Since I'm still waiting on the seller to either make right or send a shipping label for the used battery that was sold to me as new I am making a NiMH battery to get Avalon going.

The batteries are D cell NiMH 10aH batteries.

There are 2 bricks of 20 batteries all wired in series to make a 48V battery pack.

The dividers are made from heavy plastic. The outside is just going to be tape. The battery is 48V 10aH and weighs 13.6 lbs.

razor02097 03-22-2013 12:56 PM

First voyage out the battery lasted 11.1 miles with pedaling. The kill-a-watt says the charger and battery took .35KWH according to my math that is 31.5 watts per mile. I have no idea if that is good. I didn't have the watts up meter for the maiden voyage so next time should be interesting.

I figure if I had to buy an equivalent amount of fuel to go 11.1 miles with a gallon of gasoline at $3.699 and a KWH at $0.062...(Duke charges 6.2 cents per KWH over 1000 KWH...)
(.35KWH X $0.062KWH) = $0.0217 is the amount to charge battery...
($0.0217 kwh / $3.699 gal) = 0.006 gal amount of fuel I could buy with $0.0455
(11.1 miles / 0.006 gal) = 1850 MPGe

I know NiMH batteries need a period of time and cycles to run in... so range should improve. I think my 50 mile range is a pipe dream with what I have. I would have to pedal more than half of the distance with a 20Ah battery.
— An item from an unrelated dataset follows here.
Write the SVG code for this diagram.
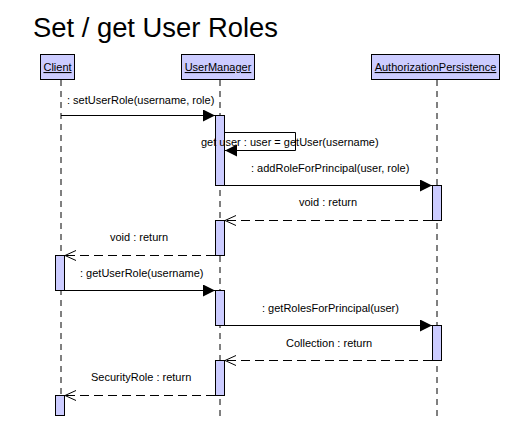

That said it is sufficient for running a few errands... I rode around for a little over an hour... plus I did use assist almost the whole time. The top speed on flat ground is 26 MPH throttle pegged.

meelis11 04-22-2013 04:37 AM

Is that Nimh pack temporary while waiting some other pack or you will stay with it?
How much it cost to make NIMH pack?

For me best thing seems to buy RC LIPO batteries from hobbyking - you can get 22V 5000mAh LIPOs around 50$ - to make 10Ah battery it costs around 200$ (need 4 of them)

razor02097 04-22-2013 06:59 AM

Cost was about $300 which includes the charger and connectors. I am still fighting with the scammer that sold me a used battery as new so it is semi permanent.

meelis11 04-22-2013 08:33 AM

Quite expensive semi-permanent solution you have.

razor02097 04-22-2013 01:26 PM

There is no cheap solution if you go with a 48V system.

jjackstone 04-24-2013 12:01 PM


First voyage out the battery lasted 11.1 miles with pedaling. The kill-a-watt says the charger and battery took .35KWH according to my math that is 31.5 watts per mile.
I have a few thoughts and questions that may help.

First off, what speed are you riding at or attempting to average?
Over 20 mph will suck the batteries down fast. I had a purposely small pack(150WH) and used to cruise at around 18mph. That was good for 5 miles with no pedalling. If I rode in the upper 20's I would only get about a mile and a quarter.
With about 50/50 pedalling I easily travelled 11 to 12 miles on a full charge.

When accelerating from a stop, always use pedal only either until you reach the speed you want or just can't go any faster on your own power, then start using the motor. Just like in a car it takes a lot more energy to get that mass up to speed than to maintain the speed.

Put a wheel cover on the rear wheel for better aero.

Consider a small front fairing that you could crouch behind. Again, better aero.

Hope this helps.


jjackstone 04-24-2013 12:02 PM

Additional thought. Get rid of those tires and put some smooth ones on. They look as though they will kill your mileage. Unless you plan on some off roading.

razor02097 04-24-2013 12:13 PM

On the road to get to the sidewalk I travel at top speed which is about 25MPH with bursts of furious pedaling to get up to 30MPH. The road is a 2 lane 35MPH road which has no shoulder and some blind corners. I hope cars flying up behind me will be able to react appropriately if I am traveling close to their speed.

According to the watts up meter I use 1.3 amps each way to get to the sidewalk. So far I can squeeze about 8 amps from the pack before the speed controller refuses to send power to the motor.

I did swap tires to ones that hold higher pressure and are a smoother tread. There is a little dirt so I don't want completely smooth tires.

On a side note this NiMH battery pack weighs 13 lbs. If I decide to upgrade my battery I can always make a 12V 40AH battery that would weigh the same. I could stick a small inverter on it and have a portable 110V power station.